____ MATERIAL TO PROCESS

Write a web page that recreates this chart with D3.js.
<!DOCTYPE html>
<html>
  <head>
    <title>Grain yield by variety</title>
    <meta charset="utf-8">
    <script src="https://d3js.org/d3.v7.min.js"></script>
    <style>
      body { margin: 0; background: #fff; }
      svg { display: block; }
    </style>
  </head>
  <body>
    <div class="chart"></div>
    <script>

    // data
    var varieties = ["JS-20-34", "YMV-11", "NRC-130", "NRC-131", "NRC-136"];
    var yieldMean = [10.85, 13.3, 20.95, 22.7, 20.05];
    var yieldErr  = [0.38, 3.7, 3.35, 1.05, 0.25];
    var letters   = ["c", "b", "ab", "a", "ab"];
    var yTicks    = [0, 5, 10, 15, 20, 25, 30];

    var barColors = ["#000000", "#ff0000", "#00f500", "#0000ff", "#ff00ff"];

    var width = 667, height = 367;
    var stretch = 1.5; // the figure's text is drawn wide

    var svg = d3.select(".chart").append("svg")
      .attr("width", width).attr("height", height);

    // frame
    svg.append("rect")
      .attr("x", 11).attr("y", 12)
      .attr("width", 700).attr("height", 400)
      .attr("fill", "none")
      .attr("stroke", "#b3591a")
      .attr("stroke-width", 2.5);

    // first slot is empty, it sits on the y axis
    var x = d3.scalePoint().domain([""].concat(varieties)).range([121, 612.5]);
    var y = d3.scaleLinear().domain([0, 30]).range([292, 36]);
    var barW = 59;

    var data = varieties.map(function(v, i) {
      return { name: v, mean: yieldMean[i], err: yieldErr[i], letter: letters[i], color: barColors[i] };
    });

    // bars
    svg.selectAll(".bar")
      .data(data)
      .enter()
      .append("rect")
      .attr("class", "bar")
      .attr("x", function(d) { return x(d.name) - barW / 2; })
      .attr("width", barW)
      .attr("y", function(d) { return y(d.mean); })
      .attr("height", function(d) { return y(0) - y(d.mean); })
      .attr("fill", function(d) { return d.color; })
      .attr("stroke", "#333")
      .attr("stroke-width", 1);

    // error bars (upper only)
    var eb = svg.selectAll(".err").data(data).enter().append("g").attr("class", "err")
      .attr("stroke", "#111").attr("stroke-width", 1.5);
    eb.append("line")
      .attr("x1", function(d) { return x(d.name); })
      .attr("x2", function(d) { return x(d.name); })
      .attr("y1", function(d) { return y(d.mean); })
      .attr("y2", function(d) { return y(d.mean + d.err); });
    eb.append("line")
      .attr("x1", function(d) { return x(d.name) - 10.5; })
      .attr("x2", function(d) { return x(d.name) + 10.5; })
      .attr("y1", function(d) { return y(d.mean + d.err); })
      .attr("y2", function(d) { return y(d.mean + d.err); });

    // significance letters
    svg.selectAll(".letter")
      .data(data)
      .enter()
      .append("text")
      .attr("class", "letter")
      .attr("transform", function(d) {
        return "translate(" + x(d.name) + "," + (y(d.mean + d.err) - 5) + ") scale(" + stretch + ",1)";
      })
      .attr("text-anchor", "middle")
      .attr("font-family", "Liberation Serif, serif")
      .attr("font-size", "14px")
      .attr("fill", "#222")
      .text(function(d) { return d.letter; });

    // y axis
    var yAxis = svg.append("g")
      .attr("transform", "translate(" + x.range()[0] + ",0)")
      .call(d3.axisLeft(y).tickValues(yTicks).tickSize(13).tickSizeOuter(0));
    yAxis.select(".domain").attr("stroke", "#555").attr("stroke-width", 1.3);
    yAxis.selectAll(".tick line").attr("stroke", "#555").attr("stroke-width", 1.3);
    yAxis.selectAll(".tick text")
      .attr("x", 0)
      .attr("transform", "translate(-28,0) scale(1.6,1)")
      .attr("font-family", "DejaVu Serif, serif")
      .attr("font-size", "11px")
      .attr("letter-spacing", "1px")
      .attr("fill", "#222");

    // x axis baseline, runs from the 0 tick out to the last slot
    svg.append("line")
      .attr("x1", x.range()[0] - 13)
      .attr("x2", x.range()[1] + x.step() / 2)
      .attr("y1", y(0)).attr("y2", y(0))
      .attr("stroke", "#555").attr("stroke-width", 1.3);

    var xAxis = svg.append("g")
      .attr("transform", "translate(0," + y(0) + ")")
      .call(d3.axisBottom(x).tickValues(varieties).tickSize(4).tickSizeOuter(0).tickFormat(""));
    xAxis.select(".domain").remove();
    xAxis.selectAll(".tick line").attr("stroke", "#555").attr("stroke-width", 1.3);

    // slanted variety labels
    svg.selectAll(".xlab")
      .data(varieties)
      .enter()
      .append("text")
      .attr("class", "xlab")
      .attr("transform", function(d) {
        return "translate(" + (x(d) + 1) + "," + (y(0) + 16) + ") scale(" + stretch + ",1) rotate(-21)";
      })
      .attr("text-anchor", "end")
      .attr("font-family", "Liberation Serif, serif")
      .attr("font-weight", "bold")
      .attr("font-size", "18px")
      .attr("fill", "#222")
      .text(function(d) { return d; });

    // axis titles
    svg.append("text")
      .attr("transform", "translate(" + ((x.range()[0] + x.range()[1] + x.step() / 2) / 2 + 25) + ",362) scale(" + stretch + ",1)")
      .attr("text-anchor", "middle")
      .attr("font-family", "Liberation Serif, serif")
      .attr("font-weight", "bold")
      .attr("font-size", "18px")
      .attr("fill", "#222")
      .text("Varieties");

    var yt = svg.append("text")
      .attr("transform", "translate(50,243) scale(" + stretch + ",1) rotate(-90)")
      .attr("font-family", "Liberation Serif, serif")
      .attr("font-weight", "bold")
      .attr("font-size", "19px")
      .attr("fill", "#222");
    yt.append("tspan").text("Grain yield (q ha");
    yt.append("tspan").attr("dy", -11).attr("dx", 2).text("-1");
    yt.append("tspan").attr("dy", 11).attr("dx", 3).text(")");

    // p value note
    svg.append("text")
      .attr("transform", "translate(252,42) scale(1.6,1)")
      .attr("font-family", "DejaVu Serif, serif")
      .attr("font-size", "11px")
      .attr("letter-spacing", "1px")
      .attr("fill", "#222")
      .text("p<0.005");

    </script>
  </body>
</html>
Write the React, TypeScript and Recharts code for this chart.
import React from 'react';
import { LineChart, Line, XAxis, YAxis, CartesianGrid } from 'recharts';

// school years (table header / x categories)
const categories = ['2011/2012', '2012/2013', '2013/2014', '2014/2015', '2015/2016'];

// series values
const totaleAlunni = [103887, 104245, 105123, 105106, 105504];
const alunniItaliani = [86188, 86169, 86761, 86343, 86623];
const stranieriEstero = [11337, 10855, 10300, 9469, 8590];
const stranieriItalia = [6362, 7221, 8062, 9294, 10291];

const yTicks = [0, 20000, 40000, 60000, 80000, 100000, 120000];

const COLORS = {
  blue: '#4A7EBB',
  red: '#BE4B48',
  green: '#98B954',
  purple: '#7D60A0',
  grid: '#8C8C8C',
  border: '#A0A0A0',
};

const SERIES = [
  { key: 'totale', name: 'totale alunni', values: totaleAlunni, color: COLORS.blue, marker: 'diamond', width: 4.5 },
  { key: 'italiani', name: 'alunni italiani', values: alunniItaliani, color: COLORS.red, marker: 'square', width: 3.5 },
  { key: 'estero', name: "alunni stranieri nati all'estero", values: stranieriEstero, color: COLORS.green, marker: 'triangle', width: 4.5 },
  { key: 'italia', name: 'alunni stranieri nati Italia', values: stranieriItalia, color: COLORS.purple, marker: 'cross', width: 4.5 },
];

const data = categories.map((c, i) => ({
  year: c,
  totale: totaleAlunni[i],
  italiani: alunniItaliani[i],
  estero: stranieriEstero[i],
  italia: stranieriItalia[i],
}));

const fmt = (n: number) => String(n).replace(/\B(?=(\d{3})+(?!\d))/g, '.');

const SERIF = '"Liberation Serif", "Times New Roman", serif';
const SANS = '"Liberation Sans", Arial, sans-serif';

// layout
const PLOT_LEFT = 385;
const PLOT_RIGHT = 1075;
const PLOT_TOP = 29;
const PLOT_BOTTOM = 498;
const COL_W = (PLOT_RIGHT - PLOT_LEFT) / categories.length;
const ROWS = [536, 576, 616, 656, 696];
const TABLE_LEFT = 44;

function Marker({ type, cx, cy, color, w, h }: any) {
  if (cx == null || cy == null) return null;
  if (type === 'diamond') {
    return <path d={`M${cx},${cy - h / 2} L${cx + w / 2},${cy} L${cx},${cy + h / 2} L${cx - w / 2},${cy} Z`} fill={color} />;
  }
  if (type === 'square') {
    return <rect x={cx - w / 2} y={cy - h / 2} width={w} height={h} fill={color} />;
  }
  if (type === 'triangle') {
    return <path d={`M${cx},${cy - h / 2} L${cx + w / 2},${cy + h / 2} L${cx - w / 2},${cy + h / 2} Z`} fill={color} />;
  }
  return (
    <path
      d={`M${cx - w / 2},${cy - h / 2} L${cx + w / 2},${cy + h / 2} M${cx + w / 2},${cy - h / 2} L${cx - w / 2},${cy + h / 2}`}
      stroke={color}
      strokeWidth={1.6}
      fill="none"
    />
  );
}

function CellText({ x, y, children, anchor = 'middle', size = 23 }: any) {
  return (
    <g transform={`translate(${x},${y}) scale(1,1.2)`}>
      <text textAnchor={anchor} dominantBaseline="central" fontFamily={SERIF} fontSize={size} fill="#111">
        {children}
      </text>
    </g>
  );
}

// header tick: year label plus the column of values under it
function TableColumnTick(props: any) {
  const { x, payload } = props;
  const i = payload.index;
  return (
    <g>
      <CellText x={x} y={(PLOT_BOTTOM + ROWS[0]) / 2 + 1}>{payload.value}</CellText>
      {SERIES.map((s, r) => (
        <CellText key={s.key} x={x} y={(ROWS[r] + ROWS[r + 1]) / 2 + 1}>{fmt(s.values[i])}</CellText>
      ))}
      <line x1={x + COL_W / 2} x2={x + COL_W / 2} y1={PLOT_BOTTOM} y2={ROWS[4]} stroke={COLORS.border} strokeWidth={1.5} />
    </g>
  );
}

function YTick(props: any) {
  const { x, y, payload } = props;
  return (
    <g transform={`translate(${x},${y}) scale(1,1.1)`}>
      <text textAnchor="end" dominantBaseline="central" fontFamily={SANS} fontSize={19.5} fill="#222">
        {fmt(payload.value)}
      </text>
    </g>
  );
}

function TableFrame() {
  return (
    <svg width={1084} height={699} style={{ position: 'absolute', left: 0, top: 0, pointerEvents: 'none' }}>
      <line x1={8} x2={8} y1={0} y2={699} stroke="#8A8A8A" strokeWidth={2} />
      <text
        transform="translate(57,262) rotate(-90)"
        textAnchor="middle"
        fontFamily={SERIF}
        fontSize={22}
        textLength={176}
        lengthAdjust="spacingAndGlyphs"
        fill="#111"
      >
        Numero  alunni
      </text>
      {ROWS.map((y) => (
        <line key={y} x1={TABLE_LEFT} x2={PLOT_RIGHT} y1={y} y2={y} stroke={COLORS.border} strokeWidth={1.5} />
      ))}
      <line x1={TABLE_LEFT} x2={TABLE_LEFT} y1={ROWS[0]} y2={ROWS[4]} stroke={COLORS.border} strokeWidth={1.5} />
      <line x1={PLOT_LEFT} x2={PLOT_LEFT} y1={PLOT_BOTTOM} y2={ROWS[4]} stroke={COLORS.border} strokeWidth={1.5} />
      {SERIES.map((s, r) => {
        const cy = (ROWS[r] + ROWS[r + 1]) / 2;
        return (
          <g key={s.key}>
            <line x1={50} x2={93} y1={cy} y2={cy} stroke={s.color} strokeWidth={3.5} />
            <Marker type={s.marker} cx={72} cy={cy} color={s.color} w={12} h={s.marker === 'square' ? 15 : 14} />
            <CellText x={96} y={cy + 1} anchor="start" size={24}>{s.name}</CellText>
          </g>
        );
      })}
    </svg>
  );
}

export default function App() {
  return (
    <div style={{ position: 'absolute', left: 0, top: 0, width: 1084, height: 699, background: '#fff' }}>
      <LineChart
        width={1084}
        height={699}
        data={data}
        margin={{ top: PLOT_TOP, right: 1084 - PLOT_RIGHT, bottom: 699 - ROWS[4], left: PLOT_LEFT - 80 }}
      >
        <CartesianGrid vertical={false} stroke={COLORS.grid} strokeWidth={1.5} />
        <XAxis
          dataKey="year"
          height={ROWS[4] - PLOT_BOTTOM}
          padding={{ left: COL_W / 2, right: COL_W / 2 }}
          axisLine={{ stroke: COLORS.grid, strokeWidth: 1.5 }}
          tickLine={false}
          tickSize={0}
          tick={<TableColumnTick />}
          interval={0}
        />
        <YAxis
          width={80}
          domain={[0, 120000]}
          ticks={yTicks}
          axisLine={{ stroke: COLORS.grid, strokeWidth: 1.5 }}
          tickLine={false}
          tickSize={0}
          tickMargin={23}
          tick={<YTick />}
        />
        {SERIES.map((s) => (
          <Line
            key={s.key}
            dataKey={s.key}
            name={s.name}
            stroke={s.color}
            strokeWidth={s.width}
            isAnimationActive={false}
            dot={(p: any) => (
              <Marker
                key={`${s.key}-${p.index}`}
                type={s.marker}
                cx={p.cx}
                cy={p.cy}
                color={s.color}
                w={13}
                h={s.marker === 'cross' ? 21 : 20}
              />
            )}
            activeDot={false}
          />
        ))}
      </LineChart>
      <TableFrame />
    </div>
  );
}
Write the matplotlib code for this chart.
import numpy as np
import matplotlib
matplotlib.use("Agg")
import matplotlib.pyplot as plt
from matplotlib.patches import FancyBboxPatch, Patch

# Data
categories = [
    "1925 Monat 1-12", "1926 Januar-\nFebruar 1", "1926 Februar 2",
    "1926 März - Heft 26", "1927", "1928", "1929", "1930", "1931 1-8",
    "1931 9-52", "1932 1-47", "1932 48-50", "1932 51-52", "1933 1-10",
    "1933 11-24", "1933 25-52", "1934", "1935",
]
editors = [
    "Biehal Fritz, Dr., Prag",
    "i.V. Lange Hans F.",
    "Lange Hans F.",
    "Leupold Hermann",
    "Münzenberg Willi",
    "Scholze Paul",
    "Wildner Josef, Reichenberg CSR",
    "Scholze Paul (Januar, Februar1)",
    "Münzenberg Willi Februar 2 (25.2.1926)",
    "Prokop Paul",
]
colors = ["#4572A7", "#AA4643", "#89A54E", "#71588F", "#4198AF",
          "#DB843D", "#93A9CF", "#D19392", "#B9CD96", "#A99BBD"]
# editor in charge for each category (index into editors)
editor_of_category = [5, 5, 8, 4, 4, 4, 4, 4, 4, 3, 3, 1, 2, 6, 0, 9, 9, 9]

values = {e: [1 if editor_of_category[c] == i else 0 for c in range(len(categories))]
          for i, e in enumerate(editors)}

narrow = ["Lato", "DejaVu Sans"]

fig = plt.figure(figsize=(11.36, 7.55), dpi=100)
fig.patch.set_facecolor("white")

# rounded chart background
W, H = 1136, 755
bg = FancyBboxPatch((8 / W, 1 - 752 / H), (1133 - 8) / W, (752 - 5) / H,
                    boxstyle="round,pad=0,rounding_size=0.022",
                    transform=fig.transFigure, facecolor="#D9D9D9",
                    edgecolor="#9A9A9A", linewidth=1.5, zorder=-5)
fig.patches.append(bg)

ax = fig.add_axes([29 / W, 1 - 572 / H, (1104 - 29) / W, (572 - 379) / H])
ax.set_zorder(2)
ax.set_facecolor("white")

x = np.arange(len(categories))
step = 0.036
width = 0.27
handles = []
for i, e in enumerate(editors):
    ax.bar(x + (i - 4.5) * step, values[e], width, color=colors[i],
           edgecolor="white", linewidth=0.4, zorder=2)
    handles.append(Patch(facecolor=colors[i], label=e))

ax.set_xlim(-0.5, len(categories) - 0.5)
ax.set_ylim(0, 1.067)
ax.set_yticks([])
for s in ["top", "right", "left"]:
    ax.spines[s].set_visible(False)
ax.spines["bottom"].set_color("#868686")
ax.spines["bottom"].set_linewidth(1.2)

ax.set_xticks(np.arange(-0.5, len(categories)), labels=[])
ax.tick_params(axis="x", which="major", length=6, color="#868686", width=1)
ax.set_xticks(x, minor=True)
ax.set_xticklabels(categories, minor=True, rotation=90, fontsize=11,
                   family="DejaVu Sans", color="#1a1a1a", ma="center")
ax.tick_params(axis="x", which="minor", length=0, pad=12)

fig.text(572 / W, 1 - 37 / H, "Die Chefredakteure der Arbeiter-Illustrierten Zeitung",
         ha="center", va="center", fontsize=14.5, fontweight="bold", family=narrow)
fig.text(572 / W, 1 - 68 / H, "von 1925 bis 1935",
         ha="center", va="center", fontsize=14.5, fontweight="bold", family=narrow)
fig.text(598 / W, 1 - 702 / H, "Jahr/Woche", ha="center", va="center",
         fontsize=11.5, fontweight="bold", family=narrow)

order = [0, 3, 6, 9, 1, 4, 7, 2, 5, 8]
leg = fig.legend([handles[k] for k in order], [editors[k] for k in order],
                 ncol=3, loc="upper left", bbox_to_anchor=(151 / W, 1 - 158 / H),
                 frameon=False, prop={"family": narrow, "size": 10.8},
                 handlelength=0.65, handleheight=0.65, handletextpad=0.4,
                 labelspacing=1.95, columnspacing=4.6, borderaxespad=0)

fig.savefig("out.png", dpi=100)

________

### EXERCISE DESCRIPTION
Only the lines from the line with "Write the matplotlib code for this chart." to the line with "from matplotlib.patches import", inclusive, are to be printed, exactly as they appear.

### SOLUTION
Write the matplotlib code for this chart.
import numpy as np
import matplotlib
matplotlib.use("Agg")
import matplotlib.pyplot as plt
from matplotlib.patches import FancyBboxPatch, Patch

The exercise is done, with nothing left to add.